Played for centuries in Afghanistan's northern steppes, the national sport at the heart of Afghan identity has evolved from a rough, rural pastime to a professionalised phenomenon flush with cash.
"The game has changed completely," the horseman, soon to turn 40, told AFP after returning home victorious from the tournament final in the northern city of Mazar-i-Sharif earlier this month.
After 20 years as a buzkashi rider, or "chapandaz", Sarwar welcomes the changes to the game, which is played across Central Asia and features elements akin to polo and rugby.
"They used to pay us with rice, oil, a carpet or a cow," he said, but today the chapandaz have professional contracts.

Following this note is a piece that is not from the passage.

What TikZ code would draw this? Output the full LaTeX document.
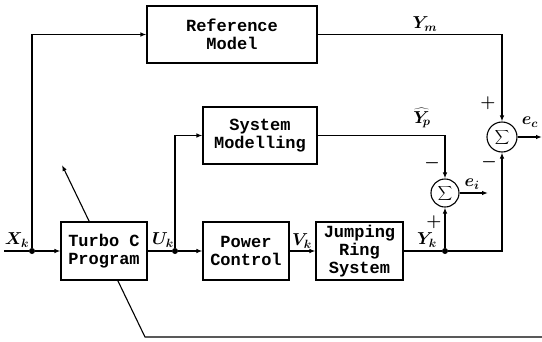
\documentclass[tikz,border=0pt]{standalone}
\usepackage{fontspec}
\setmonofont{Liberation Mono}
\usetikzlibrary{arrows.meta}
\begin{document}
\begin{tikzpicture}[x=1pt,y=-1pt,
    block/.style={draw,line width=1.1pt,fill=white,align=center,inner sep=1pt,
      minimum height=57pt,font=\ttfamily\bfseries\fontsize{17}{18}\selectfont},
    summer/.style={draw,circle,line width=1.1pt,fill=white,minimum size=28pt,
      inner sep=0pt,font=\fontsize{15}{15}\selectfont},
    dot/.style={circle,fill,inner sep=0pt,minimum size=6pt},
    sig/.style={inner sep=0pt,font=\fontsize{17}{17}\selectfont\boldmath},
    sgn/.style={inner sep=0pt,font=\fontsize{17}{17}\selectfont\boldmath},
    wire/.style={line width=1.1pt},
    flow/.style={wire,-{Latex[length=6pt,width=4.5pt]}}
  ]
  \useasboundingbox (0,0) rectangle (542,341);
  \coordinate (tune) at (62,165);
  \coordinate (tunebend) at (145,337);
  \coordinate (tuneend) at (542,337);
  \draw[flow] (tuneend) -- (tunebend) -- (tune);

  \node[block,minimum width=170pt] (refm) at (232,34.5) {Reference\\Model};
  \node[block,minimum width=114pt] (sysm) at (260,135.5) {System\\Modelling};
  \node[block,minimum width=86pt,minimum height=58pt] (turbo) at (104,251) {Turbo C\\Program};
  \node[block,minimum width=86pt,minimum height=58pt] (power) at (246,251) {Power\\Control};
  \node[block,minimum width=87pt,minimum height=58pt] (jrs) at (359.5,251) {Jumping\\Ring\\System};
  \node[summer] (sumi) at (445,193) {$\displaystyle\sum$};
  \node[summer,minimum size=30pt] (sumc) at (502,137) {$\displaystyle\sum$};

  \node[dot] (xk) at (32,251) {};
  \node[dot] (uk) at (175,251) {};
  \node[dot] (yk) at (445,251) {};
  \coordinate (xin) at (4,251);
  \coordinate (eiend) at (488,193);
  \coordinate (ecend) at (542,137);

  \draw[wire] (xin) -- (xk);
  \draw[flow] (xk) -- (turbo);
  \draw[flow] (xk) |- (refm);
  \draw[wire] (turbo) -- (uk);
  \draw[flow] (uk) -- (power);
  \draw[flow] (uk) |- (sysm);
  \draw[flow] (power) -- (jrs);
  \draw[wire] (jrs) -- (yk);
  \draw[flow] (yk) -- (sumi);
  \draw[flow] (yk) -| (sumc);
  \draw[flow] (refm) -| (sumc);
  \draw[flow] (sysm) -| (sumi);
  \draw[flow] (sumi) -- (eiend);
  \draw[flow] (sumc) -- (ecend);

  \node[sig] (xklab) at (17,240) {$X_k$};
  \node[sig] (uklab) at (163,240) {$U_k$};
  \node[sig] (vklab) at (302,241) {$V_k$};
  \node[sig] (yklab) at (427,240) {$Y_k$};
  \node[sig] (ymlab) at (425,24) {$Y_m$};
  \node[sig] (yplab) at (422,118) {$\widehat{Y}_{\!p}$};
  \node[sig] (eclab) at (530,122) {$e_c$};
  \node[sig] (eilab) at (472,184) {$e_i$};
  \node[sgn] (cplus) at (488,103) {$+$};
  \node[sgn] (cminus) at (489,162) {$-$};
  \node[sgn] (iminus) at (432,163) {$-$};
  \node[sgn] (iplus) at (434,222) {$+$};
\end{tikzpicture}
\end{document}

The best players can now earn $10,000 per year, with winning teammates sharing $35,000, three camels and a car offered by sponsors after clinching the title.
Traditionally, buzkashi is played with the headless body of a goat.

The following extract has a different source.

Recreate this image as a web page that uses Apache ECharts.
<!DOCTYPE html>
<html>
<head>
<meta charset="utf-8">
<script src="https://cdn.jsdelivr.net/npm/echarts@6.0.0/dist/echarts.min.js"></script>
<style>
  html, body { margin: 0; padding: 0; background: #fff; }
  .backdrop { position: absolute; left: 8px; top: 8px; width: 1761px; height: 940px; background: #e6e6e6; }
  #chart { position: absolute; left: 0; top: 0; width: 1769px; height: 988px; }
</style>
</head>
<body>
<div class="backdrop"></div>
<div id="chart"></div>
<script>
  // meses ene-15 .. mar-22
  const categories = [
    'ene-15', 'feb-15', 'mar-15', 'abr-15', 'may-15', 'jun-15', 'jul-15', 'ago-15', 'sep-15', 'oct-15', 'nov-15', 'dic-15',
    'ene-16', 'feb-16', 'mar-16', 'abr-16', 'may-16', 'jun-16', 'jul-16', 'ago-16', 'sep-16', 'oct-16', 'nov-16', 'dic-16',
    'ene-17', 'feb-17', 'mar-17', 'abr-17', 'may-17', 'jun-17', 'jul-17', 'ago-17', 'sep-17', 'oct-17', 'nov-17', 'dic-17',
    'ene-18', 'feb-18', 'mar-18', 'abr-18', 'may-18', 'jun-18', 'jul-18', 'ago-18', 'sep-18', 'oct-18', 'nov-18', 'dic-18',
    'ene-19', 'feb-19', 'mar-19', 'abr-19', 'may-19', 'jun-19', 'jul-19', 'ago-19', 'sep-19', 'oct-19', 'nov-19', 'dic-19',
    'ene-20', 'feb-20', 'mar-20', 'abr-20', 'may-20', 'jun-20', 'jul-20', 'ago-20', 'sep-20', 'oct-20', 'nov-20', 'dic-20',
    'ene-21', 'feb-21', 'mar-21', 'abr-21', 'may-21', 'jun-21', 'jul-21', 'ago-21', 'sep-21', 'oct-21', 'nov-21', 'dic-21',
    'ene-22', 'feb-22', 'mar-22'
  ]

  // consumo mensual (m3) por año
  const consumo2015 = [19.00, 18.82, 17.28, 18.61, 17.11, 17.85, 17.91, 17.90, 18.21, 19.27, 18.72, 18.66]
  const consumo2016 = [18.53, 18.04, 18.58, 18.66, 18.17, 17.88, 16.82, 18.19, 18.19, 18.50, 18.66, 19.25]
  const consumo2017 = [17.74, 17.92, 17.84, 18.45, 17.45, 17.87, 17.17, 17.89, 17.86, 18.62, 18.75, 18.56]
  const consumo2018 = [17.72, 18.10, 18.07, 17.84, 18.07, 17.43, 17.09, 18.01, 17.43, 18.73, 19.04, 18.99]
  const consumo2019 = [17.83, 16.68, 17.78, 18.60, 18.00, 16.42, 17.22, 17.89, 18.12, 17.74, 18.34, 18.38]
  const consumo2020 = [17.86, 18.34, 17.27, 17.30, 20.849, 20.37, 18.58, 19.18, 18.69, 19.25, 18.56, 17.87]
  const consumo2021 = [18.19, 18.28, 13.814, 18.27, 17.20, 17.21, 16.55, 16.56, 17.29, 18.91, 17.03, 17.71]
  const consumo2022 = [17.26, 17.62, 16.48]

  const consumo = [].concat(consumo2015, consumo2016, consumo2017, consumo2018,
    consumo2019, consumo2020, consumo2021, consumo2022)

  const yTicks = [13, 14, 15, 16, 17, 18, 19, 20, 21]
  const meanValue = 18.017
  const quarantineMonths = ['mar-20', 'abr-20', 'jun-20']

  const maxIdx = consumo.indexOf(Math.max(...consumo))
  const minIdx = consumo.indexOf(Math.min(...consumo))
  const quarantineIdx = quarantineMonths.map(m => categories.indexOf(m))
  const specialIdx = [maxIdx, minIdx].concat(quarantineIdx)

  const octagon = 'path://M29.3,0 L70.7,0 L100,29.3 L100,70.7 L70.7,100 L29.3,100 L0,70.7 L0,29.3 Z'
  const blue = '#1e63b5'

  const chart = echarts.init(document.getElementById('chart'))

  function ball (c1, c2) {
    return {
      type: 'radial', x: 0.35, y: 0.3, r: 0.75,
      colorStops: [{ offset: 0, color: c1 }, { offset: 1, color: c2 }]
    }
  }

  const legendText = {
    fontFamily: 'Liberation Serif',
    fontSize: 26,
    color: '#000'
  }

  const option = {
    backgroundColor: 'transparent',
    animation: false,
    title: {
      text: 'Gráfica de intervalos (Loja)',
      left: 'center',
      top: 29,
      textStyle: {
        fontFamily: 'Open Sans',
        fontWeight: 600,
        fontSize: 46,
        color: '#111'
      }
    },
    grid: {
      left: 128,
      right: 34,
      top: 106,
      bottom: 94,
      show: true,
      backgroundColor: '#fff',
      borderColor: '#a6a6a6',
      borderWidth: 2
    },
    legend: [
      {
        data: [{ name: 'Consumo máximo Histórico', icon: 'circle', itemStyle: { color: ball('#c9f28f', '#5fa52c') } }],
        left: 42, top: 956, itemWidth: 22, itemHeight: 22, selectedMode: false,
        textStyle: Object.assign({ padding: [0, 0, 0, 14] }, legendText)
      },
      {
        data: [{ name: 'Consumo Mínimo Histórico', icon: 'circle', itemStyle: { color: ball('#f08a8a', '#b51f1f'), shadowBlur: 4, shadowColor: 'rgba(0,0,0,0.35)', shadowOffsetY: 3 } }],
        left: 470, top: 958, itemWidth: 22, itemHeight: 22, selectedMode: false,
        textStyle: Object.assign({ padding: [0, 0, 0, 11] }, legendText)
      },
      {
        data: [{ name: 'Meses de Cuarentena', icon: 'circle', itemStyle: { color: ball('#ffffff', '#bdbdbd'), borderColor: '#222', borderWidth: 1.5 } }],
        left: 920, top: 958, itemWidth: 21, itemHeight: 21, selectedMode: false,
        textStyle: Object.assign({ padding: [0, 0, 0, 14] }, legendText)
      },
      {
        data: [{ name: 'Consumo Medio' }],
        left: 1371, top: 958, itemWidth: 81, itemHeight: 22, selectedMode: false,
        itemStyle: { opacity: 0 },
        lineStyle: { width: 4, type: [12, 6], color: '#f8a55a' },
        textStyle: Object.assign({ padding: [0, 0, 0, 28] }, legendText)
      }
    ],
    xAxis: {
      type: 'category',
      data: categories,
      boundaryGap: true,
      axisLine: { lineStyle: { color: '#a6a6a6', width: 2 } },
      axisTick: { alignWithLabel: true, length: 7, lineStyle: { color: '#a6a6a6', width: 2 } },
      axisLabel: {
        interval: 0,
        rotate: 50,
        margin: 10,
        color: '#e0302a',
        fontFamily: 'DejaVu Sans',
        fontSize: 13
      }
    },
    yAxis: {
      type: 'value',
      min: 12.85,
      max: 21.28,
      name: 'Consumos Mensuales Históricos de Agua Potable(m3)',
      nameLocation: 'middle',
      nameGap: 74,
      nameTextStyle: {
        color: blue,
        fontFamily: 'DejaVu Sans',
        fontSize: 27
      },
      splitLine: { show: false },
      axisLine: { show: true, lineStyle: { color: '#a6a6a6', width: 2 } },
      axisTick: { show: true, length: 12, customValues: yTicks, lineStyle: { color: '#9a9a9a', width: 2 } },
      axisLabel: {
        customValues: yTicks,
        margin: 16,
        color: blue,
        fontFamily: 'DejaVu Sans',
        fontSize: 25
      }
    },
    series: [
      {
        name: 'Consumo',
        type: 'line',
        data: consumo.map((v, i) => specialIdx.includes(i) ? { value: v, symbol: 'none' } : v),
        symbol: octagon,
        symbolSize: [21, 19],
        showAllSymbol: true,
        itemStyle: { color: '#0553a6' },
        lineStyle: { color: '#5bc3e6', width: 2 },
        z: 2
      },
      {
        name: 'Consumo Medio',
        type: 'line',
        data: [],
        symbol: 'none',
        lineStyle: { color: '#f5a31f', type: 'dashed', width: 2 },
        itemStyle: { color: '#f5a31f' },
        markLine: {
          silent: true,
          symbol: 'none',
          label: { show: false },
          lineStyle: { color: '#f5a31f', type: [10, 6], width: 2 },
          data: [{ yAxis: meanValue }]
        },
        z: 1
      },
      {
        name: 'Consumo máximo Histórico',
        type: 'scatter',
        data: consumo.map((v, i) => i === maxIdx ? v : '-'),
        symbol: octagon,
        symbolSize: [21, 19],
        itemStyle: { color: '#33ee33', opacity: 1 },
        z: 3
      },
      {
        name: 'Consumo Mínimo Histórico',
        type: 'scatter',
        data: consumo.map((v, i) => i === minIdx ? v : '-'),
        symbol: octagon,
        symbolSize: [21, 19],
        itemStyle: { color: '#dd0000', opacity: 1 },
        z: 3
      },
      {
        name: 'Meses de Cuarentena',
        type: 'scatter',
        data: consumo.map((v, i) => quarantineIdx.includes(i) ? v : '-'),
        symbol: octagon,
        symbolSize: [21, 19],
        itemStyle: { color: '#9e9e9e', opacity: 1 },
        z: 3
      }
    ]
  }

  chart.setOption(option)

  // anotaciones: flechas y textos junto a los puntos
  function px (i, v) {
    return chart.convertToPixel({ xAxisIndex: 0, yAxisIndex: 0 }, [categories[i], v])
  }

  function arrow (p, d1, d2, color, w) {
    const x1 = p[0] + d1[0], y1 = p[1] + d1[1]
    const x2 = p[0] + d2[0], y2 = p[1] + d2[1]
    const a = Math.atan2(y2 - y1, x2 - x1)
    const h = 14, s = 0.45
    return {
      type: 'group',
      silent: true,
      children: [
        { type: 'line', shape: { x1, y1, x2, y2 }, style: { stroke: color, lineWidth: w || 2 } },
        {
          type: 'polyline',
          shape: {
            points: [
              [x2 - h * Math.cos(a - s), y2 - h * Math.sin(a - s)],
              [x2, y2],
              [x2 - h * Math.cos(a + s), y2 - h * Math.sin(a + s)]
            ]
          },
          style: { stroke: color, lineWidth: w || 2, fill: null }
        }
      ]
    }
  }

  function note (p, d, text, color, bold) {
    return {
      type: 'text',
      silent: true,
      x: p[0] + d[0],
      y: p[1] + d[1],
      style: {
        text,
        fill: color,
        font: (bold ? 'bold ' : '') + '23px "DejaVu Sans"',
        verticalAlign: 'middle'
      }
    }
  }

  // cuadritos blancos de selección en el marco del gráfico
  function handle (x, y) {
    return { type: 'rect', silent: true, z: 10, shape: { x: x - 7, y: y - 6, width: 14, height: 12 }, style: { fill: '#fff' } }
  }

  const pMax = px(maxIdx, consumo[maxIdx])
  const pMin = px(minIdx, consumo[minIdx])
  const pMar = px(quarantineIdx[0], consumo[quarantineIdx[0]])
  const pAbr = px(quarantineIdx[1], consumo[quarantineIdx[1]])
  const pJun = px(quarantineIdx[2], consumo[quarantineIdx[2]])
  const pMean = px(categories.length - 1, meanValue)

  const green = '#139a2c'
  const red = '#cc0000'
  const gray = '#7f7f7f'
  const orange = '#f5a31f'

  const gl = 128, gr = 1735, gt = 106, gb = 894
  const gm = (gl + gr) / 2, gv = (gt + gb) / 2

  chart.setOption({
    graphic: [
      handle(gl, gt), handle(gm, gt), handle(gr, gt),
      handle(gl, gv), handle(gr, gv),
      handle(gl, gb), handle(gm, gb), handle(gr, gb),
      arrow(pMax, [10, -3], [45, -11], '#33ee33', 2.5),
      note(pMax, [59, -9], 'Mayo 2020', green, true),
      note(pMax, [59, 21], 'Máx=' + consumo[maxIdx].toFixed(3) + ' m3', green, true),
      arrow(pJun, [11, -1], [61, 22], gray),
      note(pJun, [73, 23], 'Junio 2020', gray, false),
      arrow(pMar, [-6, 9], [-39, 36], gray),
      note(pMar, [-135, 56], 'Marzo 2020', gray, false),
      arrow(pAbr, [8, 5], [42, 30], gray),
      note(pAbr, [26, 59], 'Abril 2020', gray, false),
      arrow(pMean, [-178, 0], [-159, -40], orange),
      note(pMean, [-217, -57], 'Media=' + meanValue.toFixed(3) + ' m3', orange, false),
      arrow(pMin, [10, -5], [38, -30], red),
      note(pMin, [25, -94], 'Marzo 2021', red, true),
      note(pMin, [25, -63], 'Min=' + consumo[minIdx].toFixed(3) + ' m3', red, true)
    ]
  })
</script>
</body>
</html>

Today, more often a 30-kilogramme (66-pound) leather sack stands in for the carcass that riders try to pull from a fray of horses and drop in a "circle of justice" traced on the ground after doing a lap of the arena at full gallop with competitors in hot pursuit.

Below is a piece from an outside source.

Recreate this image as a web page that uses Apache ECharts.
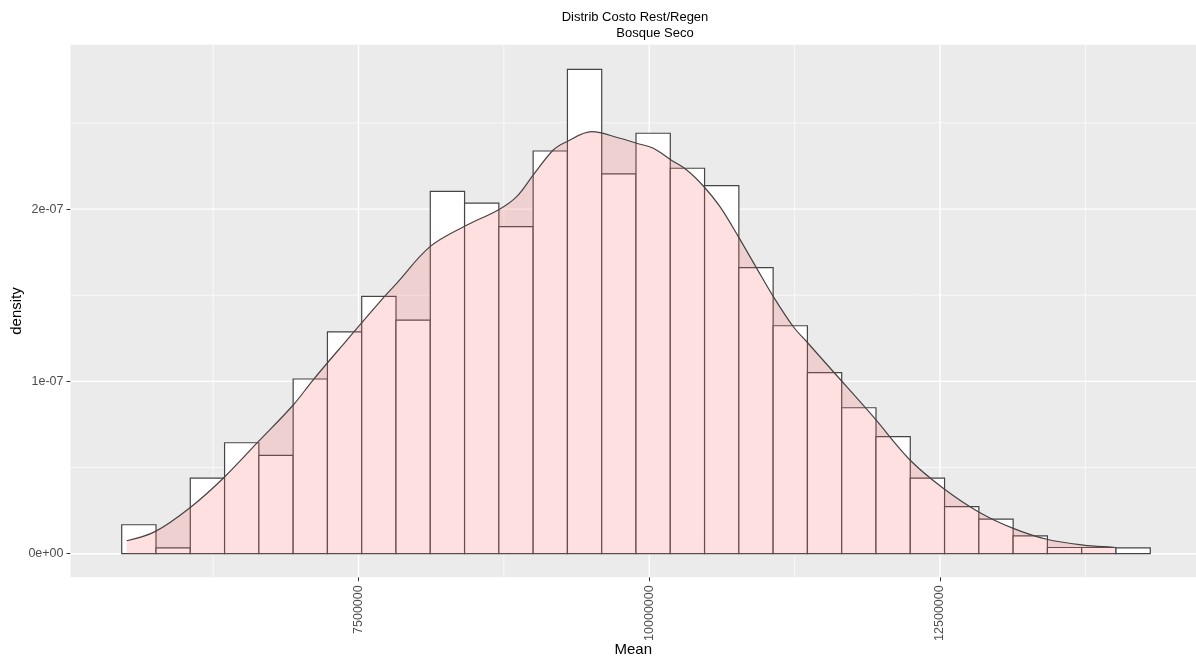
<!DOCTYPE html>
<html>
<head>
<meta charset="utf-8">
<script src="https://cdn.jsdelivr.net/npm/echarts@6/dist/echarts.min.js"></script>
<style>
html,body{margin:0;padding:0;background:#fff;}
#c{width:1196px;height:664px;}
</style>
</head>
<body>
<div id="c"></div>
<script>
// ---- data ----
var binCenters = [5611400, 5906200, 6201000, 6495800, 6790600, 7085400, 7380200, 7675000, 7969800, 8264600,
  8559400, 8854200, 9149000, 9443800, 9738600, 10033400, 10328200, 10623000, 10917800, 11212600,
  11507400, 11802200, 12097000, 12391800, 12686600, 12981400, 13276200, 13571000, 13865800, 14160600];
var binWidth = 294800;
var histDensity = [0.168e-7, 0.034e-7, 0.438e-7, 0.644e-7, 0.571e-7, 1.014e-7, 1.287e-7, 1.493e-7, 1.356e-7, 2.103e-7,
  2.034e-7, 1.898e-7, 2.337e-7, 2.811e-7, 2.204e-7, 2.440e-7, 2.237e-7, 2.136e-7, 1.660e-7, 1.323e-7,
  1.051e-7, 0.847e-7, 0.679e-7, 0.438e-7, 0.273e-7, 0.201e-7, 0.103e-7, 0.036e-7, 0.036e-7, 0.034e-7];
var kdeX = [5507000, 5750000, 6051000, 6337000, 6638000, 6939000, 7109000, 7393000, 7685000, 7828000,
  8115000, 8416000, 8702000, 8860000, 9003000, 9175000, 9290000, 9505000, 9748000, 9892000,
  10035000, 10178000, 10322000, 10465000, 10608000, 10766000, 10924000, 11067000, 11239000, 11354000,
  11583000, 11926000, 12242000, 12528000, 12829000, 13130000, 13417000, 13732000, 13990000, 14004000];
var kdeY = [0.075e-7, 0.128e-7, 0.267e-7, 0.438e-7, 0.650e-7, 0.863e-7, 1.008e-7, 1.234e-7, 1.463e-7, 1.569e-7,
  1.782e-7, 1.902e-7, 1.995e-7, 2.072e-7, 2.198e-7, 2.343e-7, 2.391e-7, 2.449e-7, 2.411e-7, 2.382e-7,
  2.353e-7, 2.289e-7, 2.227e-7, 2.134e-7, 2.014e-7, 1.840e-7, 1.656e-7, 1.492e-7, 1.317e-7, 1.230e-7,
  1.056e-7, 0.795e-7, 0.544e-7, 0.380e-7, 0.244e-7, 0.147e-7, 0.084e-7, 0.050e-7, 0.037e-7, 0.036e-7];
var xMajorTicks = [7500000, 10000000, 12500000];
var xMinorTicks = [6250000, 8750000, 11250000, 13750000];
var xTickLabels = ['7500000', '10000000', '12500000'];
var yMajorTicks = [0, 1e-7, 2e-7];
var yMinorTicks = [0.5e-7, 1.5e-7, 2.5e-7];
var yTickLabels = ['0e+00', '1e-07', '2e-07'];
var xRange = [5023600, 14701200];
var yRange = [-1.37e-8, 2.954e-7];

// ---- chart ----
var chart = echarts.init(document.getElementById('c'), null, {renderer: 'canvas'});
var histData = binCenters.map(function (c, i) { return [c, histDensity[i]]; });
var kdeData = kdeX.map(function (x, i) { return [x, kdeY[i]]; });
var vGrid = xMajorTicks.map(function (v) { return [v, 1]; }).concat(xMinorTicks.map(function (v) { return [v, 0]; }));
var hGrid = yMajorTicks.map(function (v) { return [v, 1]; }).concat(yMinorTicks.map(function (v) { return [v, 0]; }));

function labelFor(values, labels, v) {
  for (var i = 0; i < values.length; i++) {
    if (Math.abs(values[i] - v) <= Math.abs(values[values.length - 1]) * 1e-6 + 1e-20) return labels[i];
  }
  return '';
}

var FONT = 'Liberation Sans, Arial, sans-serif';

chart.setOption({
  animation: false,
  backgroundColor: '#ffffff',
  title: [
    {text: 'Distrib Costo Rest/Regen', left: 630, top: 6, textAlign: 'center',
     textStyle: {fontFamily: FONT, fontSize: 13, fontWeight: 'normal', color: '#000'}},
    {text: 'Bosque Seco', left: 650, top: 22, textAlign: 'center',
     textStyle: {fontFamily: FONT, fontSize: 13, fontWeight: 'normal', color: '#000'}}
  ],
  grid: {left: 70.5, right: 0, top: 44.7, bottom: 86.7, show: true, backgroundColor: '#EBEBEB', borderWidth: 0,
         containLabel: false, outerBoundsMode: 'none'},
  xAxis: {
    type: 'value', min: xRange[0], max: xRange[1],
    name: 'Mean', nameLocation: 'middle', nameGap: 65, nameMoveOverlap: false,
    nameTextStyle: {fontFamily: FONT, fontSize: 15, color: '#000'},
    axisLine: {show: false, onZero: false},
    axisTick: {show: true, length: 4, lineStyle: {color: '#333', width: 1}, customValues: xMajorTicks},
    axisLabel: {show: true, rotate: 90, margin: 8, customValues: xMajorTicks,
      fontFamily: FONT, fontSize: 12.5, color: '#4D4D4D',
      formatter: function (v) { return labelFor(xMajorTicks, xTickLabels, v); }},
    splitLine: {show: false}
  },
  yAxis: {
    type: 'value', min: yRange[0], max: yRange[1],
    name: 'density', nameLocation: 'middle', nameGap: 46, nameMoveOverlap: false,
    nameTextStyle: {fontFamily: FONT, fontSize: 15, color: '#000'},
    axisLine: {show: false, onZero: false},
    axisTick: {show: true, length: 4, lineStyle: {color: '#333', width: 1}, customValues: yMajorTicks},
    axisLabel: {show: true, margin: 7, customValues: yMajorTicks,
      fontFamily: FONT, fontSize: 12.5, color: '#4D4D4D',
      formatter: function (v) { return labelFor(yMajorTicks, yTickLabels, v); }},
    splitLine: {show: false}
  },
  series: [
    {
      type: 'custom', name: 'vgrid', z: 1, silent: true, clip: true,
      data: vGrid,
      renderItem: function (params, api) {
        var v = api.value(0), major = api.value(1);
        var p1 = api.coord([v, yRange[0]]), p2 = api.coord([v, yRange[1]]);
        return {type: 'line', shape: {x1: p1[0], y1: p1[1], x2: p2[0], y2: p2[1]},
          style: {stroke: '#ffffff', lineWidth: major ? 1.4 : 0.7}};
      }
    },
    {
      type: 'custom', name: 'hgrid', z: 1, silent: true, clip: true,
      data: hGrid,
      encode: {x: -1, y: 0},
      renderItem: function (params, api) {
        var v = api.value(0), major = api.value(1);
        var p1 = api.coord([xRange[0], v]), p2 = api.coord([xRange[1], v]);
        return {type: 'line', shape: {x1: p1[0], y1: p1[1], x2: p2[0], y2: p2[1]},
          style: {stroke: '#ffffff', lineWidth: major ? 1.4 : 0.7}};
      }
    },
    {
      type: 'custom', name: 'hist', z: 2, silent: true,
      data: histData,
      renderItem: function (params, api) {
        var c = api.value(0), d = api.value(1);
        var p0 = api.coord([c - binWidth / 2, 0]);
        var p1 = api.coord([c + binWidth / 2, d]);
        return {type: 'rect',
          shape: {x: p0[0], y: p1[1], width: p1[0] - p0[0], height: p0[1] - p1[1]},
          style: {fill: '#ffffff', stroke: '#454545', lineWidth: 1.2}};
      }
    },
    {
      type: 'line', name: 'density', z: 3, silent: true,
      data: kdeData, smooth: 0.35, showSymbol: false, symbol: 'none',
      lineStyle: {color: '#444444', width: 1.2},
      areaStyle: {color: '#FF6666', opacity: 0.2, origin: 0}
    }
  ]
});
</script>
</body>
</html>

Training has changed too as the national league's top teams have evolved.
Robust horsemen no longer hang from trees or split wood to build muscle -- they lift weights in gyms.
"Before, when we returned from a tournament, cold water was poured on our shoulders, now we have hammams (bath houses) and saunas," said Sarwar, known as "the lion" for his strength.
Being one of the league's best players has also filled Sarwar's coffers.
"I didn't even have a bike, and now I have a car. I had almost no sheep and now I have many. I had no house, and now I have two."
But he says he remains "a simple man". Between tournaments, he cultivates his land and raises his sheep.
Oil tycoon Saeed Karim, who splits his time between Mazar-i-Sharif, Dubai and Istanbul, is the biggest financier of the new buzkashi.
The Afghan businessman set up the winning team that bears his company's name, Yama Petroleum, five months ago.
Karim acquired the two best chapandaz in the country, including Sarwar, and around 40 competition horses, which can cost up to $100,000 each.
"In this team, we invested around a million dollars in horses, riders, stables and other equipment," he told AFP.
"I just want to serve my people," he said. "When my team wins, it's an honour for me."
It can cost around $300,000 a year to take care of the team's stallions, fed on barley, dates, carrots and fish oil, as well as 15 riders and 20 grooms.
For the comfort of his men -- who commonly suffer broken ribs, fingers and legs -- Karim had a four-hectare ranch built for recuperation and stabling horses.
While Karim's homeland in northern Afghanistan remains the centre of buzkashi in the country, the sport has made recent inroads in the south -- the birthplace of the Taliban authorities, who banned the sport between 1996 and 2001 but have allowed it since returning to power in 2021.
"Buzkashi is this nation's passion," the president of the Buzkashi Federation, Ghulam Sarwar Jalal, told AFP.
"The Taliban know that it makes people happy, that's why they authorise it."
They also collect taxes from the professional league, started in 2020, which includes 13 teams from 10 provinces.
Likewise, some order has been brought into the brutal contests, and yellow or red cards rain down in the event of a foul.
But above all, the influx of money has transformed buzkashi.
"More fans come because they know there are more good horses and good teams have been added to the field," said Karim.
Ten thousand men filled the Mazar-i-Sharif stadium for the final, braving Taser shocks or blows from club-wielding Taliban authorities tasked with holding back the crowds.
The spectators -- devoid of women, who are kept away by both cultural stigma and government restrictions -- said they feel safer attending matches, as security has improved since the Taliban ousted the Western-backed government and ended their two-decade insurgency.
"People can now come without fear," said Mohammad Yama Razaqyar.
"Businessmen's investment is effective for the game. The arrangements are surprisingly good for the matches," added Razaqyar, who works for a tournament sponsor.
Federation president Jalal said since the return of the Taliban, the sport has grown -- from between 100 to 200 riders to at least 500 nationwide -- "because younger people are taking an interest".
"This year, 20 entrepreneurs contacted us," he said, adding he expects $4-5 million to be invested in new teams.
"We want to make it a sport as colourful as football or cricket," Jalal said.
"The more commercial it is, the more international it will become."